— START —
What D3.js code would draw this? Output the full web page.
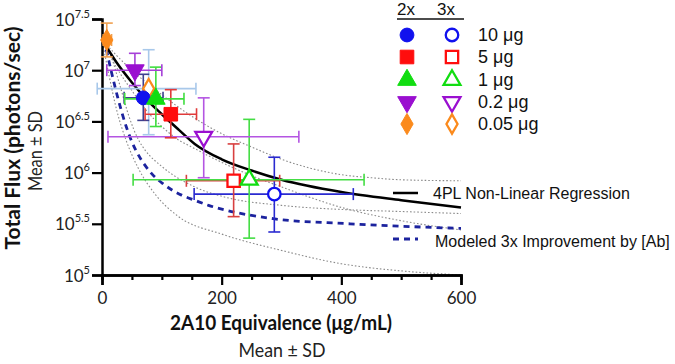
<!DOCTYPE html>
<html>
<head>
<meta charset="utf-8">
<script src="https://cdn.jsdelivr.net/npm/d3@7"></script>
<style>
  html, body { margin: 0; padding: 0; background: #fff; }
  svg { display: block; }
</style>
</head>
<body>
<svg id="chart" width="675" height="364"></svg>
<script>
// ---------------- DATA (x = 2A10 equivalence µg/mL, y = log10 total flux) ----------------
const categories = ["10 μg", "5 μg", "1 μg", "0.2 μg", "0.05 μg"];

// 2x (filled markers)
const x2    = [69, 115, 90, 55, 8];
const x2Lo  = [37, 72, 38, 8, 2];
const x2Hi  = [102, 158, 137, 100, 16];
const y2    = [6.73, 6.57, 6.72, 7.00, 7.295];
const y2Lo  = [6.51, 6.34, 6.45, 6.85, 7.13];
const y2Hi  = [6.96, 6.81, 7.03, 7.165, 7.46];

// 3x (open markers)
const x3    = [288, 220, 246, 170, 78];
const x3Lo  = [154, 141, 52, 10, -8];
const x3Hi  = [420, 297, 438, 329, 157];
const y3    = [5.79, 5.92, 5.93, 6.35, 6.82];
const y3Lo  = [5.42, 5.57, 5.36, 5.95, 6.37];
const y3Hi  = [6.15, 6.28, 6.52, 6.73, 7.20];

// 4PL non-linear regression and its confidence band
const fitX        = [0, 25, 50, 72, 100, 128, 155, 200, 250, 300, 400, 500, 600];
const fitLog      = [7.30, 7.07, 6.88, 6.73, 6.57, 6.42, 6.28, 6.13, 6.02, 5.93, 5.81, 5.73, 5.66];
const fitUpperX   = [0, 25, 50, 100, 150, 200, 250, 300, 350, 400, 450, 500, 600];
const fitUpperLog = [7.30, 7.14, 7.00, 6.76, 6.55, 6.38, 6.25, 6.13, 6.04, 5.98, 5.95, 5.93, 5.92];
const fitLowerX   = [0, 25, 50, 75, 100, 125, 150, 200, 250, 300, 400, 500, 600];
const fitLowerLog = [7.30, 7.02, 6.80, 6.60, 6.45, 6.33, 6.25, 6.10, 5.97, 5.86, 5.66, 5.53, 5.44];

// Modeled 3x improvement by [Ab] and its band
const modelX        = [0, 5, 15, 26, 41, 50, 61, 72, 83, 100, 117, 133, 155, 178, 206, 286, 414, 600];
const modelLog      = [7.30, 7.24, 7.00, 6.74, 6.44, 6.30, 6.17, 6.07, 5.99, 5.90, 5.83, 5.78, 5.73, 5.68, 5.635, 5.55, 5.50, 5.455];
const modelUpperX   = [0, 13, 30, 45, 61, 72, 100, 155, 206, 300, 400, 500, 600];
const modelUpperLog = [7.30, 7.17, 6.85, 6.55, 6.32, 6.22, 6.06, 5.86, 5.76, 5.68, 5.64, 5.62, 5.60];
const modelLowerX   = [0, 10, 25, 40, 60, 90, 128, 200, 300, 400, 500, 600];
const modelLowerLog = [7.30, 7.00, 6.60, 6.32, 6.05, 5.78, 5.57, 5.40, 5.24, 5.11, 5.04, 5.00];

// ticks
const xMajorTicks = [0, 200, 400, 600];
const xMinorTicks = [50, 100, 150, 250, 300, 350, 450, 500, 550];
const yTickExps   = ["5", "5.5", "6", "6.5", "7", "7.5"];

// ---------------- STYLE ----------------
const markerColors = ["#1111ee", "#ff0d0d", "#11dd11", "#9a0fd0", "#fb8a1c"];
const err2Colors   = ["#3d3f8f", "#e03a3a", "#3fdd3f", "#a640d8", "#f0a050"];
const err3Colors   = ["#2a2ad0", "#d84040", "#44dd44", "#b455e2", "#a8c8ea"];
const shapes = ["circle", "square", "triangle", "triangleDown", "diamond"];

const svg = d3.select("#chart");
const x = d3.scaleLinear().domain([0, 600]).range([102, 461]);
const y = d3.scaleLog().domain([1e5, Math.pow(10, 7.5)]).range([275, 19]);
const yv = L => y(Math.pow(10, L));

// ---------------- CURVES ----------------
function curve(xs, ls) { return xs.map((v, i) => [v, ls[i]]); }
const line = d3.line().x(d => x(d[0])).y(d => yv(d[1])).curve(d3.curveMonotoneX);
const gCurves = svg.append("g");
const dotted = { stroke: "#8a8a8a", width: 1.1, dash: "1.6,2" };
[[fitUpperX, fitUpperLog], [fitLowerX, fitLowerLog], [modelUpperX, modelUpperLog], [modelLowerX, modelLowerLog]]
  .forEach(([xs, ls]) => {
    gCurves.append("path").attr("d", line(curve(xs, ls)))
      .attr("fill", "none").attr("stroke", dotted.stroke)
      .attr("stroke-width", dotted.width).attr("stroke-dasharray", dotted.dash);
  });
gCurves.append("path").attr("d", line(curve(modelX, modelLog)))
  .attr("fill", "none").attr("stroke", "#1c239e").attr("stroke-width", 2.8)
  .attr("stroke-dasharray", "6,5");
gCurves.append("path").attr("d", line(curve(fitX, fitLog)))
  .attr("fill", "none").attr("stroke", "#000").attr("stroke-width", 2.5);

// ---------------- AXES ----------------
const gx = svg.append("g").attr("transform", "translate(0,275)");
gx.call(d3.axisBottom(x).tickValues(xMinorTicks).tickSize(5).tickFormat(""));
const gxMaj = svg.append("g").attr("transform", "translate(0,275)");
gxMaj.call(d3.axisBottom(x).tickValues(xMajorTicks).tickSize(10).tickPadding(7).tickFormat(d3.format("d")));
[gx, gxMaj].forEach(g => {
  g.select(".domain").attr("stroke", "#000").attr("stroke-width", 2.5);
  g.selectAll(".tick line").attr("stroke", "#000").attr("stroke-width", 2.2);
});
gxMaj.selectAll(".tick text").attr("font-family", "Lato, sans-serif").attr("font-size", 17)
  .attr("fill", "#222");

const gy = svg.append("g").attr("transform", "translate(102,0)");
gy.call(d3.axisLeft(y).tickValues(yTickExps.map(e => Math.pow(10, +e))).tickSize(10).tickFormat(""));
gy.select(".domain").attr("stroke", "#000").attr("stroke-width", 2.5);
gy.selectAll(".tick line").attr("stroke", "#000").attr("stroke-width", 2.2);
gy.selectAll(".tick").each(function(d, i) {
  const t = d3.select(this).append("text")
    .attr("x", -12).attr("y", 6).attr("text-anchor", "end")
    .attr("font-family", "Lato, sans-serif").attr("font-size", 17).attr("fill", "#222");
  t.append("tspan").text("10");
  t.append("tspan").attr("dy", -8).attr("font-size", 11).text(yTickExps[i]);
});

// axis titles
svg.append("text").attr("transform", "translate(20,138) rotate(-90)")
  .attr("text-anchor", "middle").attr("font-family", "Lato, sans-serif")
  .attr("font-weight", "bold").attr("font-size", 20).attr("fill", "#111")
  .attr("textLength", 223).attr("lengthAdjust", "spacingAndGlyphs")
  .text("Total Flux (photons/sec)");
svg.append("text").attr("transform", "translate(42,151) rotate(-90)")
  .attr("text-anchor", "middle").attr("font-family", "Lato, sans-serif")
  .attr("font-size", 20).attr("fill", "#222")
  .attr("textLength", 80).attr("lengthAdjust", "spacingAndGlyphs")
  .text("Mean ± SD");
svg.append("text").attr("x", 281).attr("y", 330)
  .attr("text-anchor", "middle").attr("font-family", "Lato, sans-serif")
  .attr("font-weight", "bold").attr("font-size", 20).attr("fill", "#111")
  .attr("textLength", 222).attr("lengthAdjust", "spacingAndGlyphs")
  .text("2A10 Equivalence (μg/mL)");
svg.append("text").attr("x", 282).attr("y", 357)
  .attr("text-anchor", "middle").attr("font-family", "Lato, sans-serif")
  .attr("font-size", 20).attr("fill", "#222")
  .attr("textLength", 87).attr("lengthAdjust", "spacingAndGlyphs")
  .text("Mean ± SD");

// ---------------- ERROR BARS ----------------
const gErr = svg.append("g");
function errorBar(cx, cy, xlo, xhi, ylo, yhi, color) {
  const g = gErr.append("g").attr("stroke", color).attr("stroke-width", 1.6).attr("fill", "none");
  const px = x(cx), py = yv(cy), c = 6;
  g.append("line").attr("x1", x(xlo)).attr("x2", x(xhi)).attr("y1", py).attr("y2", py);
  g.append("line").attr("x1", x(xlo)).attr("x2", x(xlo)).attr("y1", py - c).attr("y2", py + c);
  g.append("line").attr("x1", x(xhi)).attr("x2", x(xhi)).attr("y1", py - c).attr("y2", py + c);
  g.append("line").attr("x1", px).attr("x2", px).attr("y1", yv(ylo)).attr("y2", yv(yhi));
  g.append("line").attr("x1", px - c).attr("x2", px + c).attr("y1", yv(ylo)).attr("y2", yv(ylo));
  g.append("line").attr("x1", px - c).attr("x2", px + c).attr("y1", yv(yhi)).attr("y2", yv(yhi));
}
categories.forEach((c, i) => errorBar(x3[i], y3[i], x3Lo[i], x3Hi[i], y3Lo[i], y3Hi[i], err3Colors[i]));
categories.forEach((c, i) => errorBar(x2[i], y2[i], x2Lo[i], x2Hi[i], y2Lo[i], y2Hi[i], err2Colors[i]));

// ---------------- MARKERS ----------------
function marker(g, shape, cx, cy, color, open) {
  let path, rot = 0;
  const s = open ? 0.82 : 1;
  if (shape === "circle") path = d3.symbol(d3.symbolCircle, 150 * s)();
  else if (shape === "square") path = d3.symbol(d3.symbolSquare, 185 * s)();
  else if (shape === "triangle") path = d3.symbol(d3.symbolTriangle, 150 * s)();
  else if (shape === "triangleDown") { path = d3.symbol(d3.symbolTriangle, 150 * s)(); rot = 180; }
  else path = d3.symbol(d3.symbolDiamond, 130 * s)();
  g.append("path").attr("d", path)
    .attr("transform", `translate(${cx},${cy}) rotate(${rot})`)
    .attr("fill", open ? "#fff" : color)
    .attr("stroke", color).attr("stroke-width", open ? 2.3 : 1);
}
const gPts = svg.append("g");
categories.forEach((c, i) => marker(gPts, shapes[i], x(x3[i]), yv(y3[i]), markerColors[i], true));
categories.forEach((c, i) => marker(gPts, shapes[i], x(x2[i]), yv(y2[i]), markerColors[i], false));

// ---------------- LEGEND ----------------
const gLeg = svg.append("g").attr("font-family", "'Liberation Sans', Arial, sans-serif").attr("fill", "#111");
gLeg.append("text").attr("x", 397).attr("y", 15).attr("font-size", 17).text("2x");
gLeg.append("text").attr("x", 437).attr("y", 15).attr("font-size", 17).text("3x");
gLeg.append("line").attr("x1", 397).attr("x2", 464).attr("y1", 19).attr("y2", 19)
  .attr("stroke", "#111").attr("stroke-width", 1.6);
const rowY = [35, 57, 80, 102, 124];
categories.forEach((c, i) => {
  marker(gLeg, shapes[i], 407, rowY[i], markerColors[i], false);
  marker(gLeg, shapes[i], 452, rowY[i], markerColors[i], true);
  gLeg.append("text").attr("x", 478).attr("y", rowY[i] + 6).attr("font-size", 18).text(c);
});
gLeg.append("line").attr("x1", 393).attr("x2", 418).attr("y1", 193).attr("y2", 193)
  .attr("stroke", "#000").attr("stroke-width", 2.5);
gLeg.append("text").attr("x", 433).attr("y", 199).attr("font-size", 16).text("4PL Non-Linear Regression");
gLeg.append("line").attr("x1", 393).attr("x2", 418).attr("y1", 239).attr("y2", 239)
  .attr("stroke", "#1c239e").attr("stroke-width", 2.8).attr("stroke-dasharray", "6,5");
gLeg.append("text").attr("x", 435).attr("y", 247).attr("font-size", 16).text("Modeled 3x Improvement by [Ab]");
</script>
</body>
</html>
— END —
EXERCISE DETAILS. Pictures stay out. Print the data exactly, from its first line through the line containing "6.52, 6.73, 7.20];".

ANSWER FOR THIS EXERCISE.
What D3.js code would draw this? Output the full web page.
<!DOCTYPE html>
<html>
<head>
<meta charset="utf-8">
<script src="https://cdn.jsdelivr.net/npm/d3@7"></script>
<style>
  html, body { margin: 0; padding: 0; background: #fff; }
  svg { display: block; }
</style>
</head>
<body>
<svg id="chart" width="675" height="364"></svg>
<script>
// ---------------- DATA (x = 2A10 equivalence µg/mL, y = log10 total flux) ----------------
const categories = ["10 μg", "5 μg", "1 μg", "0.2 μg", "0.05 μg"];

// 2x (filled markers)
const x2    = [69, 115, 90, 55, 8];
const x2Lo  = [37, 72, 38, 8, 2];
const x2Hi  = [102, 158, 137, 100, 16];
const y2    = [6.73, 6.57, 6.72, 7.00, 7.295];
const y2Lo  = [6.51, 6.34, 6.45, 6.85, 7.13];
const y2Hi  = [6.96, 6.81, 7.03, 7.165, 7.46];

// 3x (open markers)
const x3    = [288, 220, 246, 170, 78];
const x3Lo  = [154, 141, 52, 10, -8];
const x3Hi  = [420, 297, 438, 329, 157];
const y3    = [5.79, 5.92, 5.93, 6.35, 6.82];
const y3Lo  = [5.42, 5.57, 5.36, 5.95, 6.37];
const y3Hi  = [6.15, 6.28, 6.52, 6.73, 7.20];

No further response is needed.